At 15 hours, 46 minutes, 3 seconds, this was the longest day of the year in Greater Moncton and starting tomorrow the days will begin to shorten again.
Warm weather arrived just in time for the summer solstice with a high of 29.0 C yesterday and 27.1 C today.
Environment Canada is forecasting warmer than normal temperatures in Southern New Brunswick during late June and early July.
A winter wonderland again after a Nor’easter, NE Moncton, 22 March 2016 (Dearing)
Whatever had started sprouting out of the ground is now covered by 23 cm of snow which fell in Greater Moncton yesterday.
Snow totals of 20 to 30 cm were common across Southern New Brunswick from this spring Nor’easter while the Acadian Peninsula felt the brunt with nearly 50 cm.
Lesser amounts ranging from 5 to 15 cm of snow fell over most of Nova Scotia and Prince Edward Island.
Meantime, forecasters are watching a Colorado Low which will move into the Maritimes late Thursday/early Friday and bring a mixed bag of wintry precipitation.
Beautiful pink sky at sunset in NE Moncton, 28 Sept 2015 (Dearing)
Environment Canada has issued a special weather statement for Southern New Brunswick over the potential for significant rainfall starting mid-week.
A slow moving cold front will approach the Maritimes Tuesday night and could draw in tropical moisture from a system off the Eastern Seaboard.
Rain would begin by Wednesday afternoon with heavy downpours possible by early Thursday.
Forecasters say there is still uncertainty but long range models suggest 100 mm or more for the event.
A major weather system will impact New Brunswick on Tuesday according to Environment Canada.
Snow is forecast to begin early Tuesday morning in Southern New Brunswick and spread northward through the day.
The system will bring strong winds creating blowing and drifting snow.
Generally 15 to 30 centimetres of snow can be expected for most of the province with local totals possibly exceeding that amount.
Believe it or not it’s happening again!
More rain is on the way for Southern New Brunswick after record rainfall amounts only last week saw Greater Moncton recording more than 150 mm.
A low pressure system is heading northeastward from the Gulf of Maine and will bring rain to Nova Scotia, Prince Edward Island and Southern New Brunswick with freezing rain and snow to central and northern parts of the province.
Fortunately for already soaked parts of the region, forecasters say much less rain will fall in this storm.

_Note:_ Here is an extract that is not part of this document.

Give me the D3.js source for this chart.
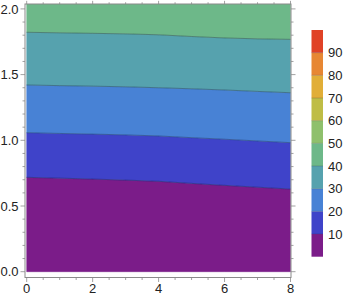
<!DOCTYPE html>
<html>
<head>
<meta charset="utf-8">
<script src="https://cdn.jsdelivr.net/npm/d3@7"></script>
<style>
  html, body { margin: 0; padding: 0; background: #fff; }
  svg { display: block; }
  text { font-family: "Liberation Sans", Arial, sans-serif; }
</style>
</head>
<body>
<div id="chart"></div>
<script>
// ---- data ----
const xSamples = [0, 1, 2, 3, 4, 5, 6, 7, 8];
const line10 = [0.718, 0.712, 0.705, 0.697, 0.688, 0.672, 0.657, 0.643, 0.629];
const line20 = [1.058, 1.052, 1.047, 1.041, 1.033, 1.020, 1.008, 0.995, 0.982];
const line30 = [1.421, 1.416, 1.412, 1.407, 1.400, 1.392, 1.383, 1.372, 1.362];
const line40 = [1.822, 1.818, 1.814, 1.810, 1.803, 1.790, 1.779, 1.772, 1.768];
const contourLevels = [10, 20, 30, 40];
const legendLevels = [0, 10, 20, 30, 40, 50, 60, 70, 80, 90, 100];
const legendTicks = [10, 20, 30, 40, 50, 60, 70, 80, 90];
const bandColors = ["#7b1c89", "#3f43c9", "#4882d5", "#56a2ae", "#6db889",
                    "#8fc06c", "#bfbd45", "#e1ae37", "#e78733", "#e04226"];
const xTicks = [0, 2, 4, 6, 8];
const yTicks = [0, 0.5, 1.0, 1.5, 2.0];
const xRange = [0, 8];
const yRange = [0, 2.04];

// ---- layout ----
const W = 349, H = 297;
const svg = d3.select("#chart").append("svg").attr("width", W).attr("height", H);

const x = d3.scaleLinear().domain([0, 8]).range([26.7, 290.5]);
const y = d3.scaleLinear().domain([0, 2]).range([271.7, 8.9]);

const frame = { x0: 25, x1: 291, y0: 4, y1: 277.5 };

svg.append("clipPath").attr("id", "clip").append("rect")
  .attr("x", frame.x0).attr("y", frame.y0)
  .attr("width", frame.x1 - frame.x0).attr("height", frame.y1 - frame.y0);

const g = svg.append("g").attr("clip-path", "url(#clip)");

const contourLines = [line10, line20, line30, line40];
const lowerEdge = xSamples.map(() => yRange[0]);
const upperEdge = xSamples.map(() => yRange[1]);
const bounds = [lowerEdge, ...contourLines, upperEdge];

for (let i = 0; i < bounds.length - 1; i++) {
  const lo = bounds[i], hi = bounds[i + 1];
  const area = d3.area()
    .x((d, j) => x(xSamples[j]))
    .y0((d, j) => y(lo[j]))
    .y1((d, j) => y(hi[j]));
  g.append("path").datum(xSamples).attr("d", area)
    .attr("fill", bandColors[i]).attr("stroke", bandColors[i]).attr("stroke-width", 0.5);
}
contourLines.forEach((ln, k) => {
  const line = d3.line().x((d, j) => x(xSamples[j])).y((d, j) => y(ln[j]));
  g.append("path").datum(xSamples).attr("d", line)
    .attr("fill", "none").attr("stroke", "rgba(20,30,60,0.45)").attr("stroke-width", 0.8)
    .attr("data-level", contourLevels[k]);
});

// frame
const frameColor = "#8a8a8a";
svg.append("rect")
  .attr("x", frame.x0).attr("y", frame.y0)
  .attr("width", frame.x1 - frame.x0).attr("height", frame.y1 - frame.y0)
  .attr("fill", "none").attr("stroke", frameColor).attr("stroke-width", 1);

// ticks
const tickG = svg.append("g").attr("stroke", frameColor).attr("stroke-width", 0.8);
const yMinor = d3.range(0, 21).map(d => d / 10);
yMinor.forEach(v => {
  const major = yTicks.some(t => Math.abs(t - v) < 1e-9);
  const len = major ? 4.5 : 2.5;
  tickG.append("line").attr("x1", frame.x0 - len).attr("x2", frame.x0)
    .attr("y1", y(v)).attr("y2", y(v));
  tickG.append("line").attr("x1", frame.x1).attr("x2", frame.x1 + len)
    .attr("y1", y(v)).attr("y2", y(v));
});
const xMinor = d3.range(0, 17).map(d => d / 2);
xMinor.forEach(v => {
  const major = xTicks.includes(v);
  const len = major ? 4.5 : 2.5;
  tickG.append("line").attr("x1", x(v)).attr("x2", x(v))
    .attr("y1", frame.y1).attr("y2", frame.y1 + len);
  tickG.append("line").attr("x1", x(v)).attr("x2", x(v))
    .attr("y1", frame.y0 - len * 0.7).attr("y2", frame.y0);
});

// tick labels
const fmtY = d3.format(".1f");
svg.append("g").selectAll("text").data(yTicks).join("text")
  .attr("x", 18.5).attr("y", d => y(d)).attr("dy", "0.36em")
  .attr("text-anchor", "end").attr("font-size", 13).attr("fill", "#222")
  .text(d => fmtY(d));
svg.append("g").selectAll("text").data(xTicks).join("text")
  .attr("x", d => x(d)).attr("y", 293)
  .attr("text-anchor", "middle").attr("font-size", 13).attr("fill", "#222")
  .text(d => d);

// legend (color bar)
const ly = d3.scaleLinear().domain([0, 100]).range([256.7, 30]);
const lg = svg.append("g");
for (let i = 0; i < legendLevels.length - 1; i++) {
  lg.append("rect")
    .attr("x", 311.5).attr("width", 11.5)
    .attr("y", ly(legendLevels[i + 1]))
    .attr("height", ly(legendLevels[i]) - ly(legendLevels[i + 1]))
    .attr("fill", bandColors[i]);
}
legendTicks.forEach(v => {
  lg.append("line").attr("x1", 311.5).attr("x2", 323)
    .attr("y1", ly(v)).attr("y2", ly(v))
    .attr("stroke", "rgba(40,40,60,0.35)").attr("stroke-width", 0.6);
});
const legendAxis = d3.axisRight(ly).tickValues(legendTicks).tickSize(0).tickPadding(5);
const la = lg.append("g").attr("transform", "translate(323,0)").call(legendAxis);
la.select(".domain").remove();
la.selectAll("text").attr("font-size", 13).attr("fill", "#222")
  .attr("font-family", "'Liberation Sans', Arial, sans-serif");
</script>
</body>
</html>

UPDATE – In Greater Moncton, the system brought 34 mm of rain, 6 cm snow and nearly 5 hours of freezing rain from 17-19 December.
The Weather Network has unveiled details about a season the most Canadians are especially looking forward to this year – summer.
TWN believes temperatures in Southern New Brunswick will be normal to slightly above normal for the months of June, July and August.
Precipitation is expected to be normal to slightly below normal throughout the region.
TWN adds that El Niño is developing in the Pacific Ocean which will likely mean fewer total storms affecting Atlantic Canada this fall and upcoming winter with an average risk of tropical systems impacting the region.
RV dealership under floodwaters near Sussex, 16 April 2014 (Facebook)
Gateway Mall in Sussex, 16 April 2014 (Facebook)
A combination of heavy rain and melting snow forced many rivers and creeks to spill their banks across Southern New Brunswick today and the run-off often couldn’t be absorbed by the still partially frozen ground.
Many streets in Greater Moncton, especially in low lying or marshy areas, were forced to close or partially close due to floodwaters.
The Sussex area was especially hard hit after an ice jam in the nearby Kennebecasis River and the fast flowing Trout Creek forced water into the downtown area and nearby subdivisions in Sussex Corner.
Some residents had to be rescued by boat today after water surrounded their homes.
The flooding comes amid a dramatic temperature drop caused by a strong cold front which brought down the temperature in Greater Moncton from 15 C at 5-am to only 1 C by 1-pm.